Friday, August 11, 2017

The birthday that keeps on giving

I’m not one for big birthday celebrations. I don’t do big parties or lots of presents. I DO eat chocolate and for the last few years incorporate some fun birthday training.

Bill and I have a general policy that we don’t have to get presents for each other. Occasionally we’ll get something for each other or buy something for ourselves and say that counts as a birthday present. This year I got the best present surprise…race wheels! I LOVE them!! Ever since New Zealand, he’d been secretly saving money to buy me wheels he picked with the help of Katie. It was an amazing surprise and every time I pass by them I smile. Can’t wait to test these bad boys out!
After spending literally all day debating between going to a healthy restaurant or my usual Melting Pot, I broke down and went with the later. After all, I had to celebrate getting race wheels! As always, it was so worth it!
I asked for a birthday swim again which I did Saturday. This year wasn’t as crazy, 29x150. In included a good chunk of swimming with only a band which I have to say I finally am 100% ok doing. It included all the strokes including fly which I am NOT 100% ok doing. I am admittedly not very good at fly. Ok I’m horrible at it. I do it maybe half a dozen times a year and I’m happy to make it to the other wall while wearing fins. Although it wasn’t a very long swim it had enough variety to keep it challenging at times.

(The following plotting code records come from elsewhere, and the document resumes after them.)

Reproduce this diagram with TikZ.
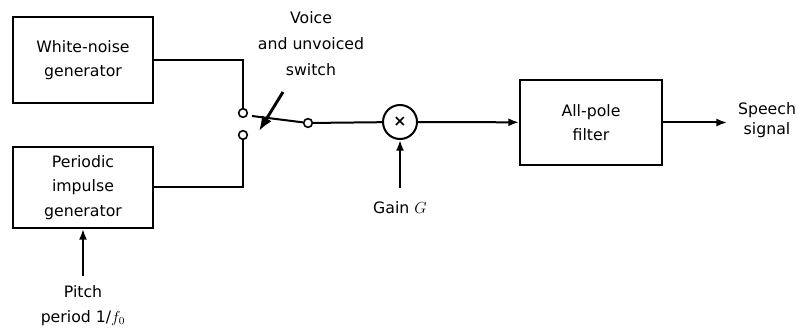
\documentclass[tikz,border=0pt]{standalone}
\usepackage{fontspec}
\setmainfont{DejaVu Sans}
\usepackage{tikz}
\usetikzlibrary{arrows.meta,positioning}

\begin{document}
\begin{tikzpicture}[
  x=0.75pt, y=-0.75pt,
  font=\fontsize{11.8}{18.5}\selectfont,
  block/.style={draw, line width=1.5pt, align=center, inner sep=1pt},
  contact/.style={circle, draw, line width=1.2pt, fill=white, minimum size=6.5pt, inner sep=0pt},
  mult/.style={circle, draw, line width=1.5pt, minimum size=25.5pt, inner sep=0pt},
  tag/.style={align=center, inner sep=0pt},
  wire/.style={line width=1.5pt},
  >={Latex[length=8pt, width=6pt]}
]
\useasboundingbox (0,0) rectangle (798,331);

% Source blocks on the left
\node[block, minimum width=105pt, minimum height=64.5pt] (noise)    at (83,60)    {White-noise\\generator};
\node[block, minimum width=105pt, minimum height=60.75pt] (impulse) at (83,187.5) {Periodic\\impulse\\generator};

% Switch contacts
\node[contact] (ctop) at (243,113) {};
\node[contact] (cbot) at (243,135) {};
\node[contact] (cpiv) at (308,123) {};
\coordinate (blade) at (252,116);
\coordinate (swtail) at (283,92);
\coordinate (swtip) at (259,131);

% Gain, filter and labels
\node[mult] (gainx) at (400,122) {\textbf{×}};
\node[block, minimum width=106.5pt, minimum height=63.75pt] (filter) at (591,122.5) {All-pole\\filter};
\node[tag, font=\fontsize{11.8}{19.5}\selectfont] (swlabel) at (311,44) {Voice\\and unvoiced\\switch};
\node[tag] (gainlabel) at (400,208) {Gain $G$};
\node[tag] (pitch) at (83,305.5) {Pitch\\period 1/$f_0$};
\node[tag, font=\fontsize{11.8}{15}\selectfont] (speech) at (767,120) {Speech\\signal};

% Connections
\draw[wire] (noise.east) -| (ctop.north);
\draw[wire] (impulse.east) -| (cbot.south);
\draw[wire] (blade) -- (cpiv);
\draw[line width=2.2pt, -{Latex[length=11pt, width=8.5pt]}] (swtail) -- (swtip);
\draw[wire] (cpiv) -- (gainx);
\draw[wire, ->] (gainx) -- (filter);
\draw[wire, ->, shorten >=8pt] (filter) -- (speech.west |- filter.east);
\draw[wire, ->, shorten <=10pt] (gainlabel.north) -- (gainx);
\draw[wire, ->, shorten <=7pt] (pitch.north) -- (impulse);
\end{tikzpicture}
\end{document}
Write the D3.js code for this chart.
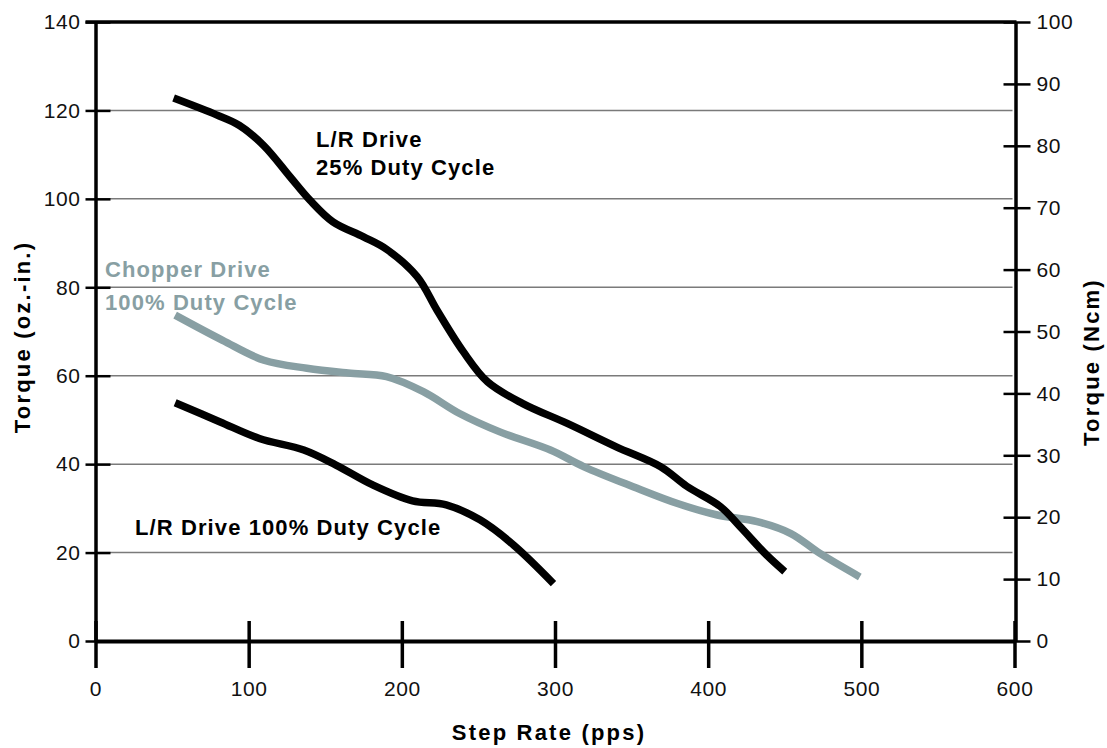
<!DOCTYPE html>
<html>
<head>
<meta charset="utf-8">
<script src="https://cdn.jsdelivr.net/npm/d3@7.9.0/dist/d3.min.js"></script>
<style>
  html, body { margin: 0; padding: 0; background: #fff; }
  svg { display: block; font-family: "Liberation Sans", Arial, Helvetica, sans-serif; }
</style>
</head>
<body>
<svg id="chart" width="1107" height="748"></svg>
<script>
// ---------- Data ----------
const xTicks = [0, 100, 200, 300, 400, 500, 600];
const yTicksOz = [0, 20, 40, 60, 80, 100, 120, 140];
const yTicksNcm = [0, 10, 20, 30, 40, 50, 60, 70, 80, 90, 100];

// L/R Drive, 25% duty cycle [pps, oz-in]
const lr25 = [
  [51, 122.8], [79, 119], [94, 116.6], [110, 112], [127, 105], [140, 99.7],
  [155, 94.8], [175, 91.4], [190, 88.6], [210, 82.4], [223, 74.8], [240, 65.5],
  [256, 58.6], [279, 53.7], [308, 49.2], [340, 43.9], [369, 39.4], [386, 35],
  [408, 30.4], [421, 25.8], [438, 19.5], [450, 15.7]
];

// Chopper Drive, 100% duty cycle
const chopper = [
  [52, 73.7], [83, 68], [110, 63.5], [138, 61.7], [165, 60.6], [190, 59.8],
  [214, 56.4], [238, 51.4], [264, 47.3], [297, 43.2], [319, 39.4], [351, 34.9],
  [380, 31.1], [406, 28.5], [432, 27], [454, 24.3], [473, 19.8], [499, 14.5]
];

// L/R Drive, 100% duty cycle
const lr100 = [
  [52, 53.9], [81, 49.6], [107, 45.8], [136, 43.2], [157, 39.8], [181, 35.3],
  [207, 31.7], [229, 30.8], [251, 27.4], [273, 21.7], [299, 13]
];

const seriesColors = { black: '#000', gray: '#889fa3' };

// ---------- Layout ----------
const svg = d3.select('#chart');
const x = d3.scaleLinear().domain([0, 600]).range([95.5, 1014.5]);
const yOz = d3.scaleLinear().domain([0, 140]).range([641, 22]);
const yNcm = d3.scaleLinear().domain([0, 100]).range([641, 22]);

// gridlines
svg.append('g')
  .selectAll('line')
  .data(yTicksOz.filter((d) => d > 0 && d < 140))
  .join('line')
  .attr('x1', x(0)).attr('x2', x(600) - 2)
  .attr('y1', (d) => yOz(d)).attr('y2', (d) => yOz(d))
  .attr('stroke', '#7a7a7a').attr('stroke-width', 1.5);

// top border
svg.append('line')
  .attr('x1', x(0) - 10).attr('x2', x(600) + 2)
  .attr('y1', yOz(140)).attr('y2', yOz(140))
  .attr('stroke', '#000').attr('stroke-width', 3.5);

// left axis
const leftAxis = svg.append('g')
  .attr('transform', `translate(${x(0)},0)`)
  .call(d3.axisLeft(yOz).tickValues(yTicksOz).tickSizeInner(10).tickSizeOuter(0).tickPadding(5));
leftAxis.select('.domain').attr('stroke-width', 3.5);
leftAxis.selectAll('.tick line').attr('x2', 15).attr('x1', -10).attr('stroke-width', 2.5);

// right axis
const rightAxis = svg.append('g')
  .attr('transform', `translate(${x(600) + 1},0)`)
  .call(d3.axisRight(yNcm).tickValues(yTicksNcm).tickSizeInner(14).tickSizeOuter(0).tickPadding(7));
rightAxis.select('.domain').attr('stroke-width', 3.5);
rightAxis.selectAll('.tick line').attr('x1', -12).attr('x2', 15).attr('stroke-width', 2.5);

// bottom axis
const bottomAxis = svg.append('g')
  .attr('transform', `translate(0,${yOz(0)})`)
  .call(d3.axisBottom(x).tickValues(xTicks).tickSizeInner(27).tickSizeOuter(0).tickPadding(13));
bottomAxis.select('.domain').attr('stroke-width', 4);
bottomAxis.selectAll('.tick line').attr('y1', -20).attr('stroke-width', 3.5);

svg.selectAll('.tick text')
  .attr('font-size', 21)
  .attr('letter-spacing', 0.6)
  .attr('font-family', '"Liberation Sans", Arial, sans-serif')
  .attr('fill', '#111');
svg.selectAll('.tick line, .domain').attr('stroke', '#000');

// ---------- Curves ----------
const line = d3.line()
  .x((d) => x(d[0]))
  .y((d) => yOz(d[1]))
  .curve(d3.curveCatmullRom.alpha(0.5));

const curves = [
  { data: chopper, color: seriesColors.gray },
  { data: lr100, color: seriesColors.black },
  { data: lr25, color: seriesColors.black },
];

svg.append('g')
  .selectAll('path')
  .data(curves)
  .join('path')
  .attr('d', (d) => line(d.data))
  .attr('fill', 'none')
  .attr('stroke', (d) => d.color)
  .attr('stroke-width', 7.5);

// ---------- Labels ----------
const labels = [
  { text: 'L/R Drive', x: 316, y: 147, color: seriesColors.black },
  { text: '25% Duty Cycle', x: 316, y: 175, color: seriesColors.black },
  { text: 'Chopper Drive', x: 105, y: 277, color: seriesColors.gray },
  { text: '100% Duty Cycle', x: 105, y: 310, color: seriesColors.gray },
  { text: 'L/R Drive 100% Duty Cycle', x: 135, y: 535, color: seriesColors.black },
];
svg.append('g')
  .selectAll('text')
  .data(labels)
  .join('text')
  .attr('x', (d) => d.x)
  .attr('y', (d) => d.y)
  .attr('fill', (d) => d.color)
  .attr('font-size', 22)
  .attr('font-weight', 'bold')
  .attr('letter-spacing', 1.1)
  .text((d) => d.text);

// axis titles
const titleFont = { size: 22, spacing: 2.2 };

svg.append('text')
  .attr('x', 549).attr('y', 740)
  .attr('text-anchor', 'middle')
  .attr('font-size', titleFont.size).attr('font-weight', 'bold').attr('letter-spacing', titleFont.spacing)
  .text('Step Rate (pps)');

svg.append('text')
  .attr('transform', 'translate(30,337) rotate(-90)')
  .attr('text-anchor', 'middle')
  .attr('font-size', titleFont.size).attr('font-weight', 'bold').attr('letter-spacing', titleFont.spacing)
  .text('Torque (oz.-in.)');

svg.append('text')
  .attr('transform', 'translate(1099,362) rotate(-90)')
  .attr('text-anchor', 'middle')
  .attr('font-size', titleFont.size).attr('font-weight', 'bold').attr('letter-spacing', titleFont.spacing)
  .text('Torque (Ncm)');
</script>
</body>
</html>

I decided since it was 29 sets for my 29th birthday, that I would spend each set reflecting on that year of my life. How often do you really think about those random years of your life where nothing significant happened? I have no memories for the first several years so it was mostly thinking of my family in general and acknowledging that I was fortunate for the family I was born into. There were many good childhood years. Teenage years of laughing at how it felt like the end of the world but it was only high school drama. Years of making stupid decisions. Years of making good and sometimes challenging decisions. Years of marriage where I swear all we did was renovate our house. Lots of happy memories. That was my biggest take away. When I look back I primarily see the happy memories. No matter how down in the ditch I felt during phases of my life, I always pulled myself out and stood a little taller. In general, my life has been good. 

I decided last minute to throw an informal birthday party/pool party/BBQ with some friends at my in-law’s house/pool. It was a good time with lots of yummy food and naturally cake where I was forced into being sung happy birthday to.
Sunday I got to do my birthday ride in the mountains. I haven’t ridden in the mountains since January when it was in the 20s. This time it was perfect weather in the 60s. I felt free climbing steady to Saluda and the bakery. Bill and a friend took his car out for a joy ride and met me at the bakery for a yummy treat before heading back down. My head has been a work in progress with not freaking out while descending, especially on bumpy roads. I’ve improved significantly but I’m not as fearless as I once was. Maybe I’ll never get back there. Still, I loved every minute of it, even white-knuckled-tensing-up minutes. I was so happy that my riding has progressed enough to allow me to do a climbing ride. It was short compared to what I’m used to doing but I’ll take what I can get!

That night we celebrated one last time at my in-law’s which naturally, included more chocolate cake. Overall, it was a fantastic birthday. Hopefully that’s the theme for my last year in my 20s!